The largest psychological factor I find is the FEAR of falling. How confident are you that you can perform a task safely? Often, if you are afraid of falling, you will increase your risk of falling. It’s important to reflect honestly, and ask yourself or your loved one questions about comfort and confidence in daily tasks. Place it on a scale of 1-5 with 5 being so scared you won’t perform it, and 1 being so confident you don’t even think about it.


Additionally psychological factors can go the opposite way. We may feel OVERLY confident that we can perform a task, and mentally we can, however other factors are getting in the way (see environmental and physical factors.) Such as balance deficits we are not away of because of cognitive deficits, or that pesky carpet corner that won’t stay down in the middle of the night with little light as an environmental hazard we just keep ignoring.


Bringing it together

As a whole we need to consider how all the different factors discussed above come into play. If you or a loved one have had a fall, then my guess is one or more of the above factors was at play.
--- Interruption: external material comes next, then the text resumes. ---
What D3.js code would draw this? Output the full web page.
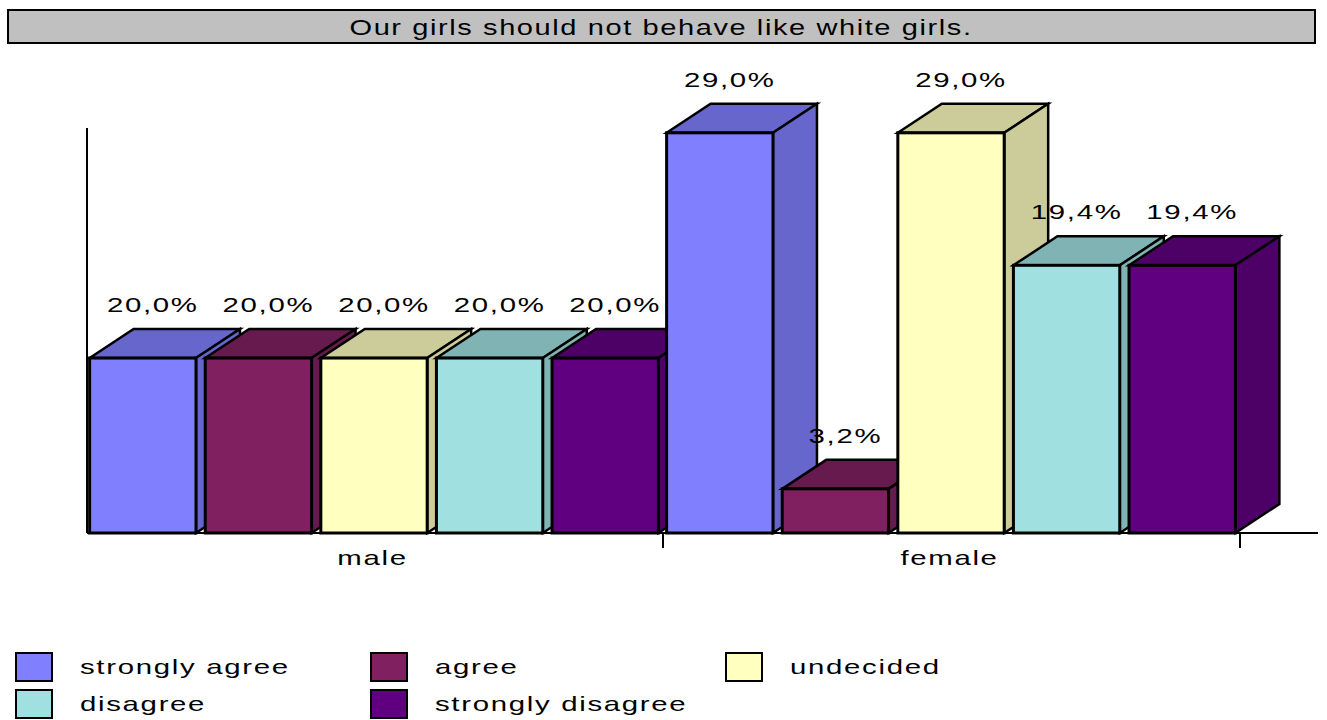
<!DOCTYPE html>
<html>
<head>
<meta charset="utf-8">
<script src="https://cdn.jsdelivr.net/npm/d3@7"></script>
<style>
  html, body { margin: 0; padding: 0; background: #fff; }
  svg { display: block; font-family: Arial, "Liberation Sans", sans-serif; }
</style>
</head>
<body>
<svg id="chart" width="1327" height="720"></svg>
<script>
// Survey answers, percent of respondents per gender
const title = "Our girls should not behave like white girls.";
const groups = ["male", "female"];
const answers = ["strongly agree", "agree", "undecided", "disagree", "strongly disagree"];
const maleValues = [20.0, 20.0, 20.0, 20.0, 20.0];
const femaleValues = [29.0, 3.2, 29.0, 19.4, 19.4];
const answerColors = ["#8080FF", "#802060", "#FFFFC0", "#A0E0E0", "#600080"];
// each gender panel is scaled on its own value axis
const axisMax = [46.3, 29.35];

const values = [maleValues, femaleValues];
const fmt = v => v.toFixed(1).replace(".", ",") + "%";

const svg = d3.select("#chart");
const baseY = 533, topY = 128;
const depthX = 44, depthY = -29;
const stretch = 1.4, spacing = 1.2;

// wide, spaced text in the style of the original chart
function label(sel, x, y, str, size, anchor, sx, ls) {
  return sel.append("text")
    .attr("transform", `translate(${x},${y}) scale(${sx},1)`)
    .attr("text-anchor", anchor).attr("font-size", size).attr("fill", "#000")
    .attr("letter-spacing", ls)
    .text(str);
}

// title bar
svg.append("rect").attr("x", 8).attr("y", 10).attr("width", 1307).attr("height", 33)
  .attr("fill", "#C0C0C0").attr("stroke", "#000").attr("stroke-width", 2);
label(svg, 661, 35, title, 22, "middle", 1.32, 1.2);

const x0 = d3.scaleBand().domain(groups).range([87, 1241]).paddingInner(0).paddingOuter(0);
const x1 = d3.scaleBand().domain(answers)
  .range([-2, x0.bandwidth() - 1]).paddingInner(0.08).paddingOuter(0.04);
const yScales = groups.map((g, gi) => d3.scaleLinear().domain([0, axisMax[gi]]).range([baseY, topY]));

// axes
svg.append("line").attr("x1", 87).attr("x2", 87).attr("y1", topY).attr("y2", baseY)
  .attr("stroke", "#000").attr("stroke-width", 2);
svg.append("line").attr("x1", 87).attr("x2", 1318).attr("y1", baseY).attr("y2", baseY)
  .attr("stroke", "#000").attr("stroke-width", 2);
groups.forEach(g => {
  svg.append("line")
    .attr("x1", x0(g) + x0.bandwidth() - 1).attr("x2", x0(g) + x0.bandwidth() - 1)
    .attr("y1", baseY).attr("y2", baseY + 15)
    .attr("stroke", "#000").attr("stroke-width", 2);
  label(svg, x0(g) + x0.bandwidth() / 2 - 3, 565, g, 21, "middle", stretch, spacing);
});

// 3-D bars: top, side, then front face, drawn left to right
const shade = c => { const k = d3.rgb(c); return d3.rgb(k.r * 0.8, k.g * 0.8, k.b * 0.8).formatHex(); };
const bars = [];
groups.forEach((g, gi) => answers.forEach((a, ai) => {
  bars.push({ g, gi, a, ai, v: values[gi][ai] });
}));

const barW = x1.bandwidth();
const barG = svg.append("g");
bars.forEach(d => {
  const xl = x0(d.g) + x1(d.a);
  const xr = xl + barW;
  const yt = yScales[d.gi](d.v);
  const col = answerColors[d.ai];
  const dark = shade(col);
  const gg = barG.append("g").attr("stroke", "#000").attr("stroke-width", 2.5).attr("stroke-linejoin", "miter");
  gg.append("path")
    .attr("d", `M${xl},${yt} L${xl + depthX},${yt + depthY} L${xr + depthX},${yt + depthY} L${xr},${yt} Z`)
    .attr("fill", dark);
  gg.append("path")
    .attr("d", `M${xr},${yt} L${xr + depthX},${yt + depthY} L${xr + depthX},${baseY + depthY} L${xr},${baseY} Z`)
    .attr("fill", dark);
  gg.append("rect").attr("x", xl).attr("y", yt).attr("width", barW).attr("height", baseY - yt)
    .attr("fill", col).attr("stroke-width", 3);
});

// value labels above each bar
bars.forEach(d => {
  const xl = x0(d.g) + x1(d.a);
  const yt = yScales[d.gi](d.v);
  label(svg, xl + barW / 2 + 10, yt + depthY - 17, fmt(d.v), 21, "middle", stretch, spacing);
});

// legend, three columns
const legendCols = [16, 371, 726];
const legendRows = [653, 690];
answers.forEach((a, i) => {
  const cx = legendCols[i % 3];
  const ry = legendRows[Math.floor(i / 3)];
  svg.append("rect").attr("x", cx).attr("y", ry).attr("width", 36).attr("height", 28)
    .attr("fill", answerColors[i]).attr("stroke", "#000").attr("stroke-width", 2);
  label(svg, cx + 64, ry + 21, a, 21, "start", stretch, spacing);
});
</script>
</body>
</html>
And if you or a loved one has not had a fall, NOW is the time to consider those types of factors. So how do we keep grandma from falling?


First we assess their risk facts in each of the above sections. Then, we prioritize them in order of what can be changed, and what can’t. For some people, reversing time to NOT have a stroke is desired, but not a feasible option. So why can't we change the physical presentation? We CAN address the environmental and psychosocial factors to reduce our falls.


Enlist a professional to help you, and PLAN ahead, don’t wait until you are caught with your pants down, or you’ve been admitted for a fall.


The biggest mistake I see in the continuum of care, is isolating the problems into separate compartments when in actuality they are interrelated. Under the guidance of a professional you will learn exercises unique to your or your loved one deficits and needs. You are an individual and your interventions should reflect that.


Under your doctor/ pharmacists you can discuss the medication side effects that may be influencing balance and cognition.


With a PT you can address deficits with walking, nagging injuries, balance, surgical recovery.


With an OT you can get help with dressing, shopping, engaging in social activities both in/out of the house.